US diplomats say Russia changed the cooperative stance it assumed after the collapse of the Soviet Union and is now using force to defend its national interests, the paper said. The change is attributed to the personality of Russian President Vladimir Putin, who, Washington expects, will remain in power until at least 2024.
The change became apparent with the conflict in Ukraine, but was emerging since at least the 2008 conflict in South Ossetia, when Russia used military force after Georgia sent its army to subdue the rebellious region, killing Russian peacekeepers in the process.
Washington’s solution to the new Russia is keeping sanctions pressure on it while luring its neighbors away with economic aid and investment, La Stampa said. The current round of sanctions, it reports, was designed not to have too much impact on the Russian economy so that a threat of harsher sanctions could be applied.
While the tug of war in Europe continues into the next decade, Washington wants to continue cooperation with Russia in other areas like nuclear non-proliferation and space exploration. However until Putin is out of the picture, the US does not expect for things to go back to where they were, the newspaper said.
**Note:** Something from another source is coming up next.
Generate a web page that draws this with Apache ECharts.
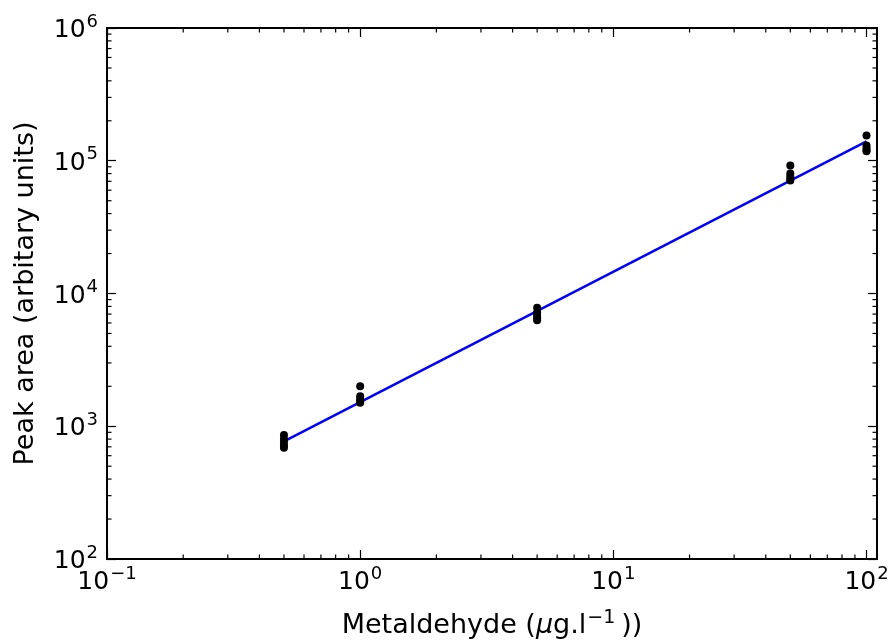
<!DOCTYPE html>
<html><head><meta charset="utf-8">
<script src="https://cdn.jsdelivr.net/npm/echarts@6/dist/echarts.min.js"></script>
<style>html,body{margin:0;padding:0;background:#fff}#c{width:891px;height:644px}</style>
</head><body><div id="c"></div>
<script>
const concentrations = [0.5, 1, 5, 50, 100];
const peakAreas = [
  [860, 800, 760, 720, 690],
  [2000, 1680, 1600, 1530, 1500],
  [7800, 7200, 6800, 6500, 6300],
  [92000, 80000, 76000, 73000, 71000],
  [155000, 130000, 125000, 120000, 118000]
];
const fitX = [0.5, 100];
const fitY = [770, 140000];
const xRange = [0.1, 110];
const yRange = [100, 1e6];
const xTicks = [0.1, 1, 10, 100];
const yTicks = [1e2, 1e3, 1e4, 1e5, 1e6];
const minorMult = [2, 3, 4, 5, 6, 7, 8, 9];
const xDecades = [0.1, 1, 10];
const yDecades = [100, 1000, 1e4, 1e5];

const FONT = 'DejaVu Sans';
const scatterData = [];
concentrations.forEach((c, i) => peakAreas[i].forEach(v => scatterData.push([c, v])));
const fitData = fitX.map((x, i) => [x, fitY[i]]);
const xMinor = [], yMinor = [];
xDecades.forEach(d => minorMult.forEach(m => xMinor.push([d * m, 1000])));
yDecades.forEach(d => minorMult.forEach(m => yMinor.push([1, d * m])));

function powLabel(v) {
  const e = Math.round(Math.log10(v));
  return '{b|10}{s|' + (e < 0 ? '\u2212' + (-e) : e) + '}';
}
const labelRich = {
  b: {fontSize: 25, fontFamily: FONT, color: '#000', lineHeight: 30, verticalAlign: 'bottom'},
  s: {fontSize: 18, fontFamily: FONT, color: '#000', lineHeight: 18, verticalAlign: 'top', padding: [0, 0, 0, 1]}
};
const axLine = {show: true, onZero: false, lineStyle: {color: '#000', width: 2}};
function majTick(vals) {
  return {show: true, inside: true, length: 9, customValues: vals, lineStyle: {color: '#000', width: 1.2}};
}

function minorRenderer(dir) {
  return function (params, api) {
    const cs = params.coordSys;
    const p = api.coord([api.value(0), api.value(1)]);
    const L = 4.5;
    const style = {stroke: '#000', lineWidth: 1.2};
    if (dir === 'x') {
      return {type: 'group', children: [
        {type: 'line', shape: {x1: p[0], y1: cs.y + cs.height, x2: p[0], y2: cs.y + cs.height - L}, style},
        {type: 'line', shape: {x1: p[0], y1: cs.y, x2: p[0], y2: cs.y + L}, style}
      ]};
    }
    return {type: 'group', children: [
      {type: 'line', shape: {x1: cs.x, y1: p[1], x2: cs.x + L, y2: p[1]}, style},
      {type: 'line', shape: {x1: cs.x + cs.width, y1: p[1], x2: cs.x + cs.width - L, y2: p[1]}, style}
    ]};
  };
}

const chart = echarts.init(document.getElementById('c'));
chart.setOption({
  animation: false,
  backgroundColor: '#fff',
  grid: {left: 107, right: 14, top: 28, bottom: 85, containLabel: false, outerBoundsMode: 'none'},
  xAxis: [{
    type: 'log', logBase: 10, min: xRange[0], max: xRange[1], position: 'bottom',
    axisLine: axLine, axisTick: majTick(xTicks), splitLine: {show: false},
    axisLabel: {margin: 6, formatter: powLabel, rich: labelRich, hideOverlap: false, customValues: xTicks},
    name: '{b|Metaldehyde (}{i|\u03bc}{b|g.l}{s|\u22121}{b|))}', nameLocation: 'middle', nameGap: 50,
    nameTextStyle: {fontSize: 27, fontFamily: FONT, color: '#000',
      rich: {
        b: {fontSize: 27, fontFamily: FONT, color: '#000', lineHeight: 30, verticalAlign: 'bottom'},
        i: {fontSize: 27, fontFamily: FONT, fontStyle: 'italic', color: '#000', lineHeight: 30, verticalAlign: 'bottom'},
        s: {fontSize: 19, fontFamily: FONT, color: '#000', lineHeight: 18, verticalAlign: 'top', padding: [0, 6, 0, 1]}
      }}
  }, {
    type: 'log', logBase: 10, min: xRange[0], max: xRange[1], position: 'top',
    axisLine: axLine, axisTick: majTick(xTicks), splitLine: {show: false}, axisLabel: {show: false}
  }],
  yAxis: [{
    type: 'log', logBase: 10, min: yRange[0], max: yRange[1], position: 'left',
    axisLine: axLine, axisTick: majTick(yTicks), splitLine: {show: false},
    axisLabel: {margin: 9, formatter: powLabel, rich: labelRich, hideOverlap: false, customValues: yTicks},
    name: 'Peak area (arbitary units)', nameLocation: 'middle', nameGap: 68, nameRotate: 90,
    nameTextStyle: {fontSize: 27, fontFamily: FONT, color: '#000'}
  }, {
    type: 'log', logBase: 10, min: yRange[0], max: yRange[1], position: 'right',
    axisLine: axLine, axisTick: majTick(yTicks), splitLine: {show: false}, axisLabel: {show: false}
  }],
  series: [
    {type: 'line', data: fitData, showSymbol: false, symbol: 'none',
      lineStyle: {color: '#0000ff', width: 2.5}, z: 3},
    {type: 'scatter', data: scatterData, symbolSize: 8,
      itemStyle: {color: '#000', opacity: 1}, z: 4},
    {type: 'custom', data: xMinor, renderItem: minorRenderer('x'), silent: true, clip: false, z: 5},
    {type: 'custom', data: yMinor, renderItem: minorRenderer('y'), silent: true, clip: false, z: 5}
  ]
});
</script></body></html>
The strategy was hardly unnoticed in Moscow, as evidenced by the annual report of the Russian Foreign Ministry published on Wednesday. The document said the US is pursuing “a systematic obstruction to Russia, rallying its allies with the goal to damage domestic economy” through blocking credits, technology transferee and an overall destabilization of the business environment.
The ministry said Washington had some success with the policy that resulted in an almost 8 percent drop of Russia’s trade with EU members in 2014. However some European countries like Austria, Hungary or Slovakia are pragmatically keeping bilateral ties with Russia active. In European heavyweight Germany, whose government is among the leading supporters of the anti-Russian sanctions, there is a strong business resistance to keeping them.
Non-EU members in the region like Serbia and Turkey are among priority partners for Russia in the current environment, the ministry added.